The first piece of advice is self-evident. After taking all the workshops and personal growth classes, reading all the spiritual books, and taking the yoga classes, at the end of the day, the greatest spiritual advice ever is to not be shitty. Don’t be shitty to yourself, or to others. Crude? Yes. But, right on point nonetheless. Wars would either lessen or stop. Marriages would survive. Fragile creative human psyches would flourish. Best. Advice. Ever.

So how do we cultivate a mind that isn’t mean/cruel/neglectful? Through meditation of course. Yet, after years of watching myself and others try to master lineages and techniques and habits, the only thing that matters with regard to meditation and spiritual awakening is that we just stop. In fact, the physical practice of yoga is designed to simply help us stop our overly active minds.

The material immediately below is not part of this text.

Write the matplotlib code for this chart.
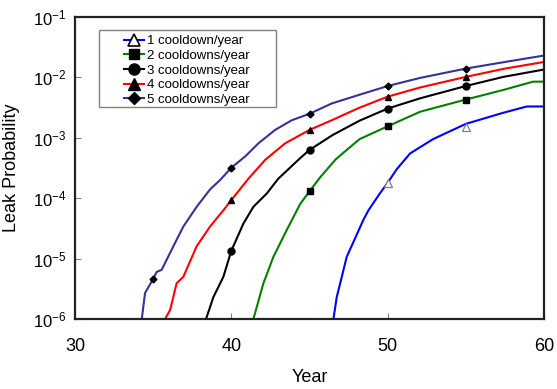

In Pantajali’s Yoga Sutras, yoga is specifically defined. Here’s yoga sutra #2 (1.2): Yogas Chittas Vrtti Nirhodhah - “Yoga is the ceasing of the fluctuations of the mind.” Please note it does not say yoga is the perfect back bend. It is ironic that the physical body is the mechanism that can be most helpful in transcending the physical body.

When we sit in meditation, the real goal is not to master a technique. The real goal is to simply stop the fluctuations of the mind.

Stop grasping.

Stop longing.

Stop worrying.

Stop projecting.

Stop doing anything other than just sitting there observing.

First, we need to notice that it is actually happening. Once we understand that this is our practice, to simply become the observer, we then disempower our ego (the monkey mind), softening it. Don’t panic, it will certainly be there throughout your journey, for that is what the mind is designed to do. But it is only when we choose to stop and gently pull away from the constant churning of our minds, that our observer consciousness can finally rise to the forefront. In yoga, this mind is called the (infinite) Self, which reveals our ever-present inner wisdom and takes us from darkness to light (our divine inner guru).

The analogy is that our spirit is like a gentle mist. If we are in constant movement and motion, that mist is always stirred up and can never be seen or felt. It’s there, but it’s too diluted. But if we soften and settle down, quiet our minds from the ever-present grasping that it is wired to do, then we have the chance at allowing spirit to “settle in” and be seen and felt and heard, just as the morning mist is settled into a calm valley.

What happens in meditation? We learn to pay attention to what is happening right now. How our mind goes on and on. How the gentle breeze caresses our skin. How the ambulance siren frays our nerves, and so on.

When we contemplate stopping our mind from being in control, where does it take us? The mind will continually say “HEY, what about me?” and we can continually return to that neutral mind that observes that our mind is saying “HEY, what about me?” It’s like watching a movie.

As we “stop,” we naturally deepen the relaxation of our muscles and settle in more deeply. We notice the inhale and exhale of our breath. We naturally return to the present moment, where all human power resides. We learn to follow the present moment just as a surfer follows the crest of a wave along the shore. If we are trying to surf a wave, staring forward at the shoreline (the future) or looking back at the horizon line (the past), will always throw us off balance. We will miss what is being offered by the wave of the present moment, and we will most certainly keep falling down.

Yet as we settle in, and our observer mind is allowed to be the witness to the countless rise and fall of 10,000 things, we begin to understand that it is better to engage the source of our longing, rather than the longings themselves.